6. By how many degrees and in which direction will the moon have moved in its orbit in 24 hours?  By 12 degrees toward the east

7. In order for some point on Earth to “catch up” to the moon after 24 hours, by how many additional degrees must the Earth rotate?  By 12 additional degrees

8. The rotation of the Earth causes any point on its surface to move through a complete circle (360 degrees) in 24 hours.  By how many degrees per hour does the Earth rotate?  By 15 degrees (360 degrees / 24 hours  =  15 degrees per hour)

9. Refer back to question 8.  How much time does this “catching up” require?  (Round your answer off to the nearest whole ten minutes.)  By about 50 minutes. (12 degrees / 15 degrees/hour  = 0.8 hours.)  (0.8 hours  x  60 minutes /hour = 48 minutes, which  rounds to 50 minutes.)  Referring back to question 7, if there is a high tide today at noon, the corresponding high tide tomorrow will not occur until 12:50 pm.

 

Calendar date

Lunar phase

Time of first low tide past midnight

August 1

Waxing half moon

0010 (12:10am)

August 2

Waxing gibbous

0100 (1:00am)

August 3

Waxing gibbous

0150 (1:50am)

August 4

Waxing gibbous

0240 (2:40am)

August 5

Waxing gibbous

0330 (3:30am)

August 6

Waxing gibbous

0420 (4:20am)

August 7

Waxing gibbous

0510 (5:10am)

August 8

Full

0600 (6:00am)

August 9

Waning gibbous

0650 (6:50am)

August 10

Waning gibbous

0740 (7:40am)

August 11

Waning gibbous

0830 (8:30am)

August 12

Waning gibbous

0920 (9:20am)

 

Determining the best night for the invasion
 
Your advice to the general:

The aerial attack should be at midnight, on Monday, August 9, followed by beach landings at dawn on at 6:50am (0650).

Your reasons for giving the general this advice are as follows:

Because on the night of August 8th-9th  there will be a full moon, which will already be at its highest point in the sky at midnight when the paratroopers land and will not set until dawn.
(As determined in Part I)

Equally important, on the morning of August 9 there will be a low tide at dawn, about 0700, (7:00 a.m.).  Additionally, since the moon is full, this will be a spring tide.


Other questions that may arise:

  1. Why round off the answer to question 11 to the nearest ten minutes?

Because during the time that the rotating Earth is “catching up” to the tidal bulge following the moon, the moon is still moving.  This requires about two additional minutes for a point on Earth to catch up.  The rounding off simplifies the arithmetic.

  1. Why does the size of tidal changes vary so much from place to place on Earth?

For a variety of reasons, but most importantly having to do with irregularities in the shapes of shorelines.  Tidal changes are reduced in bays and gulfs with restricted openings to the oceans, for example, the average tidal range in the Gulf of Mexico is only about two feet.  On the other hand, funnel-shaped bays facing large expanses of open oceans, such as Canada’s Bay of Fundy, may experience tidal ranges in excess of fifty feet.

  1. Why is there a tidal bulge facing away from the moon?

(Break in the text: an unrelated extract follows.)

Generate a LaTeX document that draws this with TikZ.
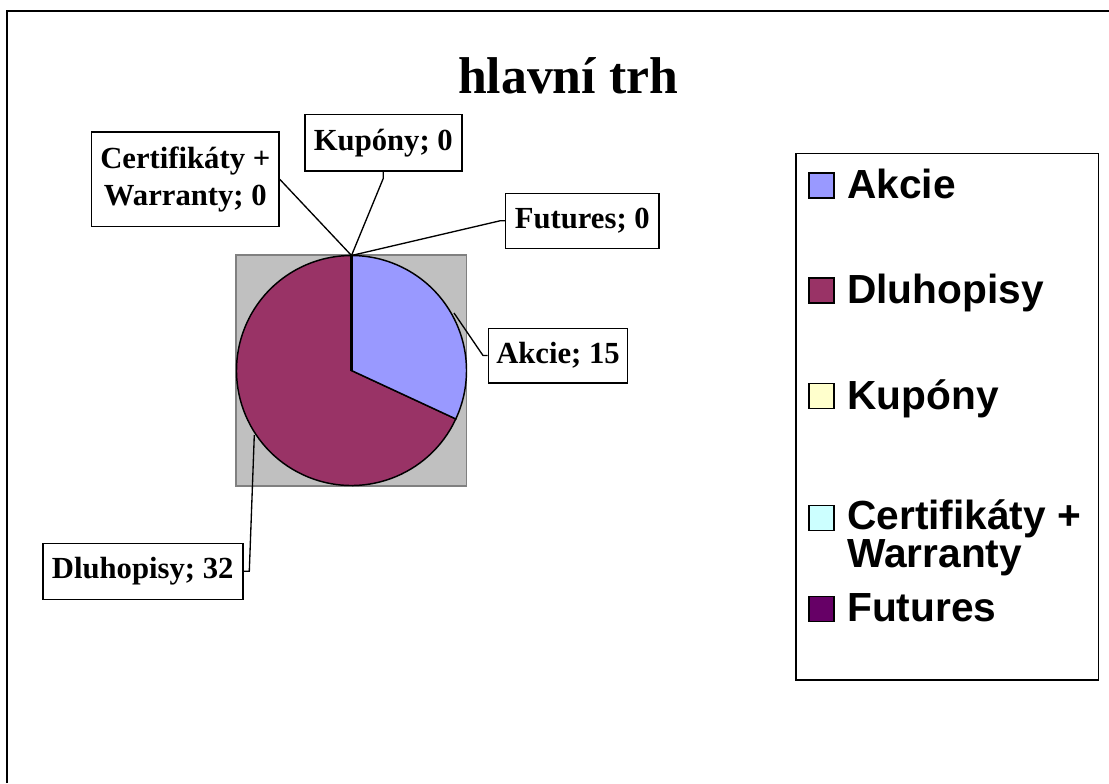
\documentclass[tikz,border=0pt]{standalone}
\usepackage{fontspec}
\setmainfont{Liberation Serif}
\setsansfont{Liberation Sans}
\definecolor{akcie}{HTML}{9999FF}
\definecolor{dluh}{HTML}{993366}
\definecolor{kup}{HTML}{FFFFCC}
\definecolor{cert}{HTML}{CCFFFF}
\definecolor{fut}{HTML}{660066}
\definecolor{plotgray}{HTML}{C0C0C0}
\definecolor{plotedge}{HTML}{808080}
\begin{document}
\begin{tikzpicture}[x=0.75pt,y=-0.75pt,
  lbl/.style={draw, line width=1.2pt, fill=white, inner sep=0pt, align=center,
    font=\fontsize{23}{28}\selectfont\bfseries},
  leader/.style={line width=1pt},
  swatch/.style={draw, line width=1pt, minimum size=18.75pt, inner sep=0pt},
  legtext/.style={anchor=base west, inner sep=0pt, align=left,
    font=\sffamily\bfseries\fontsize{30.5}{27}\selectfont}]
\useasboundingbox (0,0) rectangle (1109,783);

% outer frame
\draw[line width=1.8pt] (7,783) -- (7,11) -- (1109,11);

% title
\node[anchor=base, inner sep=0pt, font=\fontsize{38.8}{40}\selectfont\bfseries] (title) at (568,93) {hlavní trh};

% plot area
\filldraw[fill=plotgray, draw=plotedge, line width=0.9pt] (236,255) rectangle (466.7,486);

% pie
\coordinate (c) at (351.5,370.5);
\coordinate (top) at (351.5,255.5);
\filldraw[fill=dluh, line width=1.1pt] (c) -- ++(24.9:115) arc[start angle=24.9, end angle=270, radius=115] -- cycle;
\filldraw[fill=akcie, line width=1.1pt] (c) -- ++(-90:115) arc[start angle=-90, end angle=24.9, radius=115] -- cycle;
\draw[line width=2.2pt] (c) -- (top);

% data labels
\node[lbl, minimum width=117.75pt, minimum height=42.5pt] (lkup) at (383.3,142.7) {Kupóny; 0};
\node[lbl, minimum width=140.5pt, minimum height=71pt] (lcert) at (185.3,179.3) {Certifikáty +\\Warranty; 0};
\node[lbl, minimum width=115pt, minimum height=41.25pt] (lfut) at (582.3,220.8) {Futures; 0};
\node[lbl, minimum width=104.5pt, minimum height=40.8pt] (lakc) at (558,355.5) {Akcie; 15};
\node[lbl, minimum width=150pt, minimum height=42pt] (ldlu) at (142.7,571.3) {Dluhopisy; 32};

% leader lines
\coordinate (kk) at (383.3,178.3);
\coordinate (fk) at (500,220.8);
\coordinate (ak) at (483,355.5);
\coordinate (ap) at (454,313);
\coordinate (dk) at (249.3,571.3);
\coordinate (dp) at (254.3,435);
\draw[leader] (lcert.east) -- (top);
\draw[leader] (lkup.south) -- (kk) -- (top);
\draw[leader] (lfut.west) -- (fk) -- (top);
\draw[leader] (lakc.west) -- (ak) -- (ap);
\draw[leader] (ldlu.east) -- (dk) -- (dp);

% legend
\draw[line width=1.1pt] (796,153.3) rectangle (1098.3,680);
\node[swatch, fill=akcie] (sw1) at (821.5,185.5) {};
\node[swatch, fill=dluh] (sw2) at (821.5,290.5) {};
\node[swatch, fill=kup] (sw3) at (821.5,396) {};
\node[swatch, fill=cert] (sw4) at (821.5,518) {};
\node[swatch, fill=fut] (sw5) at (821.5,609) {};
\node[legtext] (t1) at (847,198) {Akcie};
\node[legtext] (t2) at (847,303) {Dluhopisy};
\node[legtext] (t3) at (847,409) {Kupóny};
\node[legtext] (t4) at (847,567) {Certifikáty +\\Warranty};
\node[legtext] (t5) at (847,621) {Futures};
\end{tikzpicture}
\end{document}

It is easy to see why there is a tidal bulge of water facing the moon, since that is the direction toward which the moon’s gravity pulls the water.  Why there should be a bulge in the opposite direction has to do with the difference between the strength of the moon’s gravitational pull on the water nearest the moon, and the weaker gravitational pull on the water on the more distant opposite side. 

By way of analogy, imagine a motorcycle race in which the field of competing cycles is arranged in a circle with the starting line analogous to the direction of the moon.  If the cycles with the more powerful engines are positioned closest to that line, and those with the weakest engines in the rear and those with intermediately powerful engines in the middle, how will the shape of the entire field of racing cycles change once the race starts?